The little old brick building on Nassau Street
Proposed Margaritaville construction could erase music history
Country music’s first hit record was made in an unassuming office building in Downtown Atlanta, but proposed construction for a new Jimmy Buffett’s Margaritaville location could erase this bit of history forever.
The building, located at 152 Nassau St., currently houses a law firm but was once the location of a temporary recording studio set up by New York-based Okeh Records executive Ralph Peer. Plans for the development of a Downtown home for the Margaritaville restaurant chain, which boasts more than 30 outposts in the U.S. and abroad, were unveiled summer 2016. In response, Atlanta planning commissioner Tim Keane announced in May 2017 that the building and another structure on Walton were being nominated for historic designation to protect them from the threat of demolition by the proposed Margaritaville construction. The developer’s attorney contested the nomination which put it on hold. A demolition permit application was recently filed with the City of Atlanta associated with the construction of a Margaritaville restaurant and hotel.
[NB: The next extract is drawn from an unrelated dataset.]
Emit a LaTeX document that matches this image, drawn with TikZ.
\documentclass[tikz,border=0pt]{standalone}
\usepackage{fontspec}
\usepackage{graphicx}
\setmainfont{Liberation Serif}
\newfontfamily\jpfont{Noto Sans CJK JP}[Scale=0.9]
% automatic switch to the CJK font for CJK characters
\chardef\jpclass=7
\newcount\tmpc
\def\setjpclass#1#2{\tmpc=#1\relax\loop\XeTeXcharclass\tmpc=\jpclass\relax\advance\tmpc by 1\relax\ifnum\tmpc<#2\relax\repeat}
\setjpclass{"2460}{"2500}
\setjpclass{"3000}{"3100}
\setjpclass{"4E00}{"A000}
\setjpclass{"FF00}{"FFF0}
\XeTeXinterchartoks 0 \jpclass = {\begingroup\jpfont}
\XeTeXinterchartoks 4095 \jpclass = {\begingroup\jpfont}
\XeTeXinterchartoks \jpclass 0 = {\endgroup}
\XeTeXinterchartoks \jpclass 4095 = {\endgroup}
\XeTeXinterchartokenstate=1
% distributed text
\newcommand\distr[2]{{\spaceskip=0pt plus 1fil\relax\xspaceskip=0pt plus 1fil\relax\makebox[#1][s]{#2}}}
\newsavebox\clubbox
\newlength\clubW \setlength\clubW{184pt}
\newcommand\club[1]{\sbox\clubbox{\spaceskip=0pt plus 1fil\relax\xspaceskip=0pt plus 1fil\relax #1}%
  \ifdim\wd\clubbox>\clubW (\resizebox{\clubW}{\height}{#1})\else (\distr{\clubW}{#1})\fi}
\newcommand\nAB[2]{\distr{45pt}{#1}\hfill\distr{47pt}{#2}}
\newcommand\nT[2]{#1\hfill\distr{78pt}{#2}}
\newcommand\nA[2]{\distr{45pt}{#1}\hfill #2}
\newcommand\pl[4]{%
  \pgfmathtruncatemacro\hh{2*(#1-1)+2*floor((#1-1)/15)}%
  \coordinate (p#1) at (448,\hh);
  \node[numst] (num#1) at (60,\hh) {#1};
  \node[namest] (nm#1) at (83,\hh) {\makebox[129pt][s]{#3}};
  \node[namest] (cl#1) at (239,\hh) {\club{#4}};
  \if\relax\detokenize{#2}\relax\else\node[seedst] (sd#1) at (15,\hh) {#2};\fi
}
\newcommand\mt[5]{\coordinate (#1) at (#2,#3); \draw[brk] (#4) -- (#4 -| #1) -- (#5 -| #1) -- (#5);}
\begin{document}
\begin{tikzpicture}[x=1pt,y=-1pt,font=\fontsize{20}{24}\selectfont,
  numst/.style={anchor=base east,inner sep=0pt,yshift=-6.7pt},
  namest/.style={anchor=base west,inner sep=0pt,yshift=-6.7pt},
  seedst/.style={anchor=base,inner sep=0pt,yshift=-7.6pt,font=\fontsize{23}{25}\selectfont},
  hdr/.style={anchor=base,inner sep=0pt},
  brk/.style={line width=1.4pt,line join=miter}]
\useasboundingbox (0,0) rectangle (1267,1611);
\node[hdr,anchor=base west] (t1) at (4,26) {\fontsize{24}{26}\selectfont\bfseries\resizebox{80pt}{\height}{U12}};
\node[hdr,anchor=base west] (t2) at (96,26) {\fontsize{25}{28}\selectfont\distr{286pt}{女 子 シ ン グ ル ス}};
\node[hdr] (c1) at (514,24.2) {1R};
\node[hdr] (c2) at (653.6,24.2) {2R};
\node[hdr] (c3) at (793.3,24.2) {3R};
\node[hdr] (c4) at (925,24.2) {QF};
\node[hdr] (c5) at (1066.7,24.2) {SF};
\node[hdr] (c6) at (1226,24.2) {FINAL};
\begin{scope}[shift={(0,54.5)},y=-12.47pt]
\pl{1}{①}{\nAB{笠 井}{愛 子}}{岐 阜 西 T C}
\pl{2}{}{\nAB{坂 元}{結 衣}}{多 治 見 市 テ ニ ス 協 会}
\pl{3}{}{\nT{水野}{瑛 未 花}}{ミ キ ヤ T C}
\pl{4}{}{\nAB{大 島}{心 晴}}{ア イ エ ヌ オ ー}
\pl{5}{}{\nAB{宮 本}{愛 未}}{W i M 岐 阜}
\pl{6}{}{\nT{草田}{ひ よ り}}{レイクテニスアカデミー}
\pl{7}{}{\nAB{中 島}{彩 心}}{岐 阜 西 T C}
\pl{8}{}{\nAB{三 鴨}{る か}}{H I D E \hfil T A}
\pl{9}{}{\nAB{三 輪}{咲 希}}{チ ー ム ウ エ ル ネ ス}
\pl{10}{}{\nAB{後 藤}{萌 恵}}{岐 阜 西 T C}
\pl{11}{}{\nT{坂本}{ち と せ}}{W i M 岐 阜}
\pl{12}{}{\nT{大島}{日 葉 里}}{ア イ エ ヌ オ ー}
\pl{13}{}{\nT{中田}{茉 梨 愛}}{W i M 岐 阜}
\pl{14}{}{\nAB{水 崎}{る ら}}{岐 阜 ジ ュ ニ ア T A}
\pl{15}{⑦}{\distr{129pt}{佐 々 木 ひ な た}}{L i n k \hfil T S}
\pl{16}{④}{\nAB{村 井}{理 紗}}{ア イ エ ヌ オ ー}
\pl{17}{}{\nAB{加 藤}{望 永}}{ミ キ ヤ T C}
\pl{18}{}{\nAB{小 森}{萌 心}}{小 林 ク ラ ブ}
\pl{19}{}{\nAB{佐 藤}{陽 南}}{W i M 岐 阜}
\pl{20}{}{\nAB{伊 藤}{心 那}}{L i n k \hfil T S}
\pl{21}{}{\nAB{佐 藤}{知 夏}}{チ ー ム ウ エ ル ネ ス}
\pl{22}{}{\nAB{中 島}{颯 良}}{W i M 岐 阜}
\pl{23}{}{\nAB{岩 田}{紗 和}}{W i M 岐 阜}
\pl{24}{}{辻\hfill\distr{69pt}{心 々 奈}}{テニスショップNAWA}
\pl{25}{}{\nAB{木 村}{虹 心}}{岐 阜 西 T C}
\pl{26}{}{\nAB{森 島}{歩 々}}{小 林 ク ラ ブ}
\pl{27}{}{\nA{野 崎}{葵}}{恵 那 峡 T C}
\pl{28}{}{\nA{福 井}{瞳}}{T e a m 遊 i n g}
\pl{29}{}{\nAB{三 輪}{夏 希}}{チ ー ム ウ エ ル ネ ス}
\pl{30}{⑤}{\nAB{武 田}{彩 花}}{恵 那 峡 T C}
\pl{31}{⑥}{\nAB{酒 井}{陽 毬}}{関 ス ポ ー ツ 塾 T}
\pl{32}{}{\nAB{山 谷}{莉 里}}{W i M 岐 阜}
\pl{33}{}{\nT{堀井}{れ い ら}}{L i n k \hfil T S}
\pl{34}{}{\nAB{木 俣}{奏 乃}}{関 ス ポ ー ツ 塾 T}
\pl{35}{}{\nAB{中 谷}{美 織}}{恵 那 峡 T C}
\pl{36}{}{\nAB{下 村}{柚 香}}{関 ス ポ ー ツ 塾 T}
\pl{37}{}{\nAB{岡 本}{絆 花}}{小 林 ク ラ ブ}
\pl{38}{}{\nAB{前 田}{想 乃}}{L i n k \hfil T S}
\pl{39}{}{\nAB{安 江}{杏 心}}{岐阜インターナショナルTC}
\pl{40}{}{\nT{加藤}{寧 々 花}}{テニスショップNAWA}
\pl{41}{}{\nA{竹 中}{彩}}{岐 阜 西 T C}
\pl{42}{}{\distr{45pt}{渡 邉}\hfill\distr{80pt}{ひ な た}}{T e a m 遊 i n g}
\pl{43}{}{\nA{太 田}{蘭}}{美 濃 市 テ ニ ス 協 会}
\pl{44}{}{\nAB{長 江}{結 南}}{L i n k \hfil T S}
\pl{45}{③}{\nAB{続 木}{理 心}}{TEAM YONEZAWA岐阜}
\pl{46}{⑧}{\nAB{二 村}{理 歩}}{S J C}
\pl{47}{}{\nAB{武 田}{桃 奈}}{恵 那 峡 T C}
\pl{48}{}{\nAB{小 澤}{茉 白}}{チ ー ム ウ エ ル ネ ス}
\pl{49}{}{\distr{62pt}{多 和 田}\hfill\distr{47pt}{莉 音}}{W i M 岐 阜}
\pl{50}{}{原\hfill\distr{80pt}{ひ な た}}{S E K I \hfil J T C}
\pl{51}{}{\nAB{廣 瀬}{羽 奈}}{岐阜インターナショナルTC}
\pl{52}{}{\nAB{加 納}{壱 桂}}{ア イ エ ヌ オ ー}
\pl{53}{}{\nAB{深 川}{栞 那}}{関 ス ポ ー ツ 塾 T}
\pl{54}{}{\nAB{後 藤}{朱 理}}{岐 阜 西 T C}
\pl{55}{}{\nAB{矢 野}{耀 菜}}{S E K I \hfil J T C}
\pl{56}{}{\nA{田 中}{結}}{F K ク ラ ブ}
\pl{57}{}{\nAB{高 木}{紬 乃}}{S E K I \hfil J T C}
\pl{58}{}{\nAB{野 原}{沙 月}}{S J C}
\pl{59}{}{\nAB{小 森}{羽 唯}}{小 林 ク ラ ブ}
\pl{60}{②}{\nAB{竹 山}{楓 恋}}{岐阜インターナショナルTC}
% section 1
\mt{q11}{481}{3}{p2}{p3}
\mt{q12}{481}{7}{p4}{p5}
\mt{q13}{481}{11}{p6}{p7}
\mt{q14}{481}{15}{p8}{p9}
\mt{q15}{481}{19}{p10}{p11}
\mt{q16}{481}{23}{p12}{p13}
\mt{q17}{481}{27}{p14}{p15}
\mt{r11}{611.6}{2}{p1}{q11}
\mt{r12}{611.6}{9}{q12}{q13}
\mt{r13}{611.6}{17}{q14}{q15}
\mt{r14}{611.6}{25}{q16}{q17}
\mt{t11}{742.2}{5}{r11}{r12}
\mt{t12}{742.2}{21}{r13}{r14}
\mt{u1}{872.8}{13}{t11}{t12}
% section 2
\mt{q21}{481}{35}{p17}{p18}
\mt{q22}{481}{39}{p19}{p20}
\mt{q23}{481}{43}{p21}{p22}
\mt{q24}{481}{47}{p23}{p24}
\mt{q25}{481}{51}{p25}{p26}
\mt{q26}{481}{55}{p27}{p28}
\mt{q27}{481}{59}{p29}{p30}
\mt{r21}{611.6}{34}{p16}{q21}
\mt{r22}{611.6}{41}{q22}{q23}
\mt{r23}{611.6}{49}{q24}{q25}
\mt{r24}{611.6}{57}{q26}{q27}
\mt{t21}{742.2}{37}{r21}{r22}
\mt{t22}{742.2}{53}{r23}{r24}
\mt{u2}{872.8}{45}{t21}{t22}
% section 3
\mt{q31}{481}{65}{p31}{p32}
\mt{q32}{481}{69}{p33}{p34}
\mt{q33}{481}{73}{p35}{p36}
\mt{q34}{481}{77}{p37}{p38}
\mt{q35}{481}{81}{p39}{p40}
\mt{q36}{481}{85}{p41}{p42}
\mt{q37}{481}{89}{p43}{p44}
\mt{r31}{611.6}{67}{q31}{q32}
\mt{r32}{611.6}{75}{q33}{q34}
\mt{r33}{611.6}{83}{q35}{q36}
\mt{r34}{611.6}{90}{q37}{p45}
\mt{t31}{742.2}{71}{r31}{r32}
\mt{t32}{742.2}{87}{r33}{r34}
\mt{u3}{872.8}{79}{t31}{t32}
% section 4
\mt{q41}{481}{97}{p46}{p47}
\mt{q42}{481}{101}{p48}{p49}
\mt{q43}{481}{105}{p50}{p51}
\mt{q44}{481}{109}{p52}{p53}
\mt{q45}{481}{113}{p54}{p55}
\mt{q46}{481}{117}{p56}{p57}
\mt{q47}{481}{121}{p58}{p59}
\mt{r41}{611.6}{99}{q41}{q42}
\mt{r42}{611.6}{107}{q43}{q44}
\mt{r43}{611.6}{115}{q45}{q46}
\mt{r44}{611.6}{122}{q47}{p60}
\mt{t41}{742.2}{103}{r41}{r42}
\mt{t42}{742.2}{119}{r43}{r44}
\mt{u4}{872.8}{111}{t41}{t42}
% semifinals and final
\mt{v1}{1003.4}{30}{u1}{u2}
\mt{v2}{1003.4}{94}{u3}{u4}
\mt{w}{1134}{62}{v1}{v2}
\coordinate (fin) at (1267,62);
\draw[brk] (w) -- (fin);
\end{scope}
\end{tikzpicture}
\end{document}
An online petition is circulating, asking developers to find a way for the Margaritaville construction project to work around the existing buildings.
The Nassau Street building’s facade doesn’t appear to hold any musical significance, but a history of the city’s growing pains resonate within its brick walls. It still stands despite myriad changes in commercialization the early film industry endured from the 1910s through the 1950s.
After a deadly 1915 fire at a film exchange on Luckie Street, city officials enacted new fire laws on film storage. This augured the construction of several new buildings, including a fireproof film exchange that went up at 141 Walton Street in 1920 for Realart Picture Corporation, a short-lived brand associated with Paramount Pictures. It was later occupied by a series of film exchanges into the 1950s, notably featuring black casts and marketed to black audiences. Also in 1920, a fire extinguisher company moved its Atlanta branch into a new building at 152 Nassau, later relocating to Spring Street, leaving the building empty until Graphic Films Corporation moved there in 1924.
The music industry began seeing its own regulation and commercial qualms when the federal government banned private radio stations during World War I. Among the first commercial radio stations to appear after the war was WSB in March 1922. To fill airtime, WSB brought in local musical talent such as Cabbagetown resident and champion fiddler John Carson.
Faced with new competition from radio stations, record companies went out searching for new audiences and new talent. Atlanta phonograph dealer Polk Brockman convinced Peer to record some musicians that had become well-known on radio. Peer set up a ‘pop-up’ recording studio at 152 Nassau in June 1923, facilitating Okeh’s first recording sessions outside of New York. The sessions highlighted an array of southern jazz numbers from Warner’s Seven Aces and Charlie Fulcher, spirituals from the Morehouse College Quartet, and blues tracks from Lucille Bogan, Eddie Heywood, and Fannie Mae Goosby.
What makes these Nassau Street recording sessions noteworthy, aside from their attribution to the music scene of the 1920s rising in the Deep South, is that Fiddlin’ John Carson’s tunes “The Little Old Log Cabin in the Lane” and “The Old Hen Cackled and the Rooster’s Going to Crow,” were cut into wax. Although Peer wasn’t impressed with the recordings, Brockman knew they would sell and purchased 500 copies. He quickly sold out of those records and ordered thousands more, proving that there was a market for what would later become known as country music. Okeh Records and other companies soon capitalized on the success of those recording sessions by making regular trips to Atlanta to record Southern musicians; some companies even set up local offices, bringing a surge of business into the city.
Lance Ledbetter, founder of the Grammy-winning Dust-to-Digital archival record label, sees parallels between Atlanta’s early music scene, particularly today with Georgia’s recent decision to incentivize music production in the state similar to film production. “We’re seeing a huge transformation in our city,” Ledbetter says. “As we’re pushing to improve our future, we can take a moment to look back in time. We’re looking forward to what we can produce, but let’s not forget the importance in what was birthed in a building in Downtown Atlanta.”